Rows from a dataset of charts and code
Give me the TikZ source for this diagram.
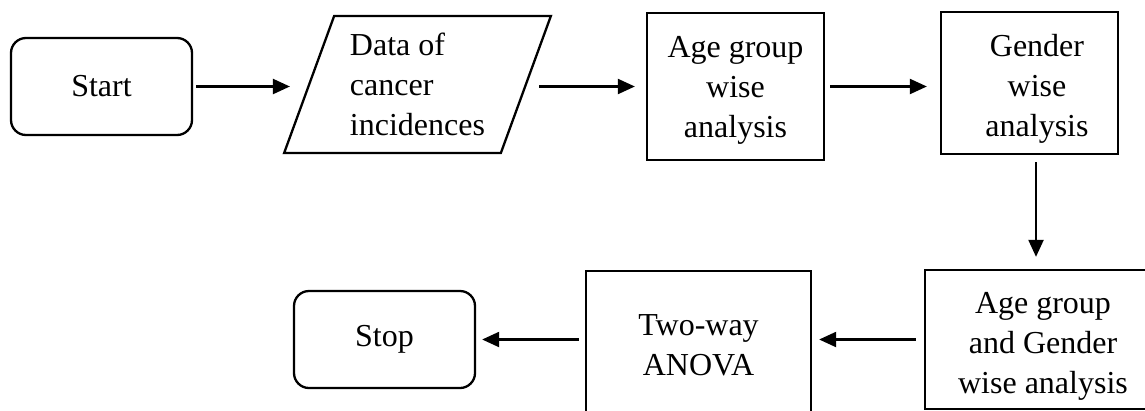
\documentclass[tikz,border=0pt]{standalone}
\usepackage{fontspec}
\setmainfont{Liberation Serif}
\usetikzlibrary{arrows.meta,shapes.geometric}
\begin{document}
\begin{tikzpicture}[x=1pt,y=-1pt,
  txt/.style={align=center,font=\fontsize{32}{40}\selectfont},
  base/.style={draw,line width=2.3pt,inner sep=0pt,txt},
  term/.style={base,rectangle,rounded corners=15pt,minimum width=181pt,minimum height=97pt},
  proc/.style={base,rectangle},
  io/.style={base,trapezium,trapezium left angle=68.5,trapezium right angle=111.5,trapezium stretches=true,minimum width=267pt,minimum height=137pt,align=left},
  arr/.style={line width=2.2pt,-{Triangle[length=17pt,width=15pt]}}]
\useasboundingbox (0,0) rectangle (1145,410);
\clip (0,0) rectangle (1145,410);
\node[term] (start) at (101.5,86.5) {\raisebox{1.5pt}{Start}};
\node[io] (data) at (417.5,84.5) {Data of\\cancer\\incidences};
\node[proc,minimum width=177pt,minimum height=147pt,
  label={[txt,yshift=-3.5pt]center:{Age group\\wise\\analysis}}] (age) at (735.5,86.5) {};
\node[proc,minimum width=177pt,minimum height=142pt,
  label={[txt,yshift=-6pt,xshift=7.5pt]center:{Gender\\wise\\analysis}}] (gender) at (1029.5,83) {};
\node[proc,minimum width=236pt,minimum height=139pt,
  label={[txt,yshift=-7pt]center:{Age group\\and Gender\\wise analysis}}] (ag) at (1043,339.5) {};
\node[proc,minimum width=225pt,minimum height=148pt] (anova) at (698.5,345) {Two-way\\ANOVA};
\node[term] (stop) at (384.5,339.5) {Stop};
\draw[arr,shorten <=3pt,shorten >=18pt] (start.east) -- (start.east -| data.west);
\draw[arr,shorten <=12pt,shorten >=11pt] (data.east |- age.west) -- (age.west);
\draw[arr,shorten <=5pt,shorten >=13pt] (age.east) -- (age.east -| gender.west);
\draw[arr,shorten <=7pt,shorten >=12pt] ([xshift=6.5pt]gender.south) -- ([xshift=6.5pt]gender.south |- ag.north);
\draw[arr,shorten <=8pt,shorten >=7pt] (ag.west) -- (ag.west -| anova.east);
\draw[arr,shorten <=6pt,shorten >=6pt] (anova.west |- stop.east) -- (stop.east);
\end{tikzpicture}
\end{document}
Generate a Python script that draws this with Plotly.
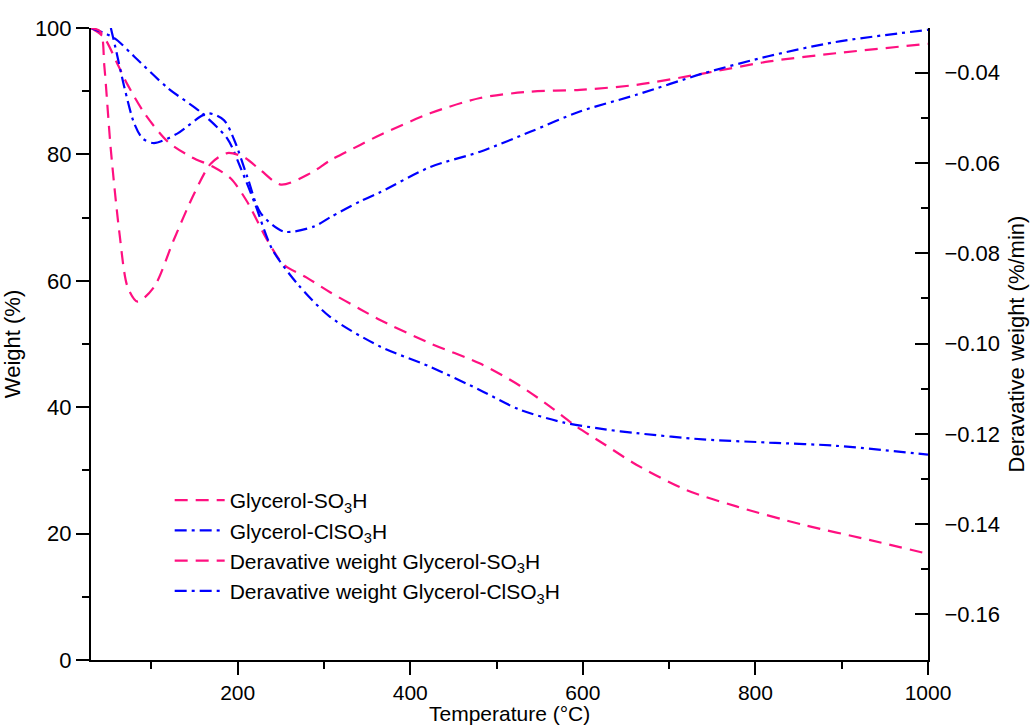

**EXERCISE PROMPT**
Copy all of the entries verbatim, leaving out any pictures they contain.

**EXERCISE OUTPUT**
Give me the TikZ source for this diagram.
\documentclass[tikz,border=0pt]{standalone}
\usepackage{fontspec}
\setmainfont{Liberation Serif}
\usetikzlibrary{arrows.meta,shapes.geometric}
\begin{document}
\begin{tikzpicture}[x=1pt,y=-1pt,
  txt/.style={align=center,font=\fontsize{32}{40}\selectfont},
  base/.style={draw,line width=2.3pt,inner sep=0pt,txt},
  term/.style={base,rectangle,rounded corners=15pt,minimum width=181pt,minimum height=97pt},
  proc/.style={base,rectangle},
  io/.style={base,trapezium,trapezium left angle=68.5,trapezium right angle=111.5,trapezium stretches=true,minimum width=267pt,minimum height=137pt,align=left},
  arr/.style={line width=2.2pt,-{Triangle[length=17pt,width=15pt]}}]
\useasboundingbox (0,0) rectangle (1145,410);
\clip (0,0) rectangle (1145,410);
\node[term] (start) at (101.5,86.5) {\raisebox{1.5pt}{Start}};
\node[io] (data) at (417.5,84.5) {Data of\\cancer\\incidences};
\node[proc,minimum width=177pt,minimum height=147pt,
  label={[txt,yshift=-3.5pt]center:{Age group\\wise\\analysis}}] (age) at (735.5,86.5) {};
\node[proc,minimum width=177pt,minimum height=142pt,
  label={[txt,yshift=-6pt,xshift=7.5pt]center:{Gender\\wise\\analysis}}] (gender) at (1029.5,83) {};
\node[proc,minimum width=236pt,minimum height=139pt,
  label={[txt,yshift=-7pt]center:{Age group\\and Gender\\wise analysis}}] (ag) at (1043,339.5) {};
\node[proc,minimum width=225pt,minimum height=148pt] (anova) at (698.5,345) {Two-way\\ANOVA};
\node[term] (stop) at (384.5,339.5) {Stop};
\draw[arr,shorten <=3pt,shorten >=18pt] (start.east) -- (start.east -| data.west);
\draw[arr,shorten <=12pt,shorten >=11pt] (data.east |- age.west) -- (age.west);
\draw[arr,shorten <=5pt,shorten >=13pt] (age.east) -- (age.east -| gender.west);
\draw[arr,shorten <=7pt,shorten >=12pt] ([xshift=6.5pt]gender.south) -- ([xshift=6.5pt]gender.south |- ag.north);
\draw[arr,shorten <=8pt,shorten >=7pt] (ag.west) -- (ag.west -| anova.east);
\draw[arr,shorten <=6pt,shorten >=6pt] (anova.west |- stop.east) -- (stop.east);
\end{tikzpicture}
\end{document}
Generate a Python script that draws this with Plotly.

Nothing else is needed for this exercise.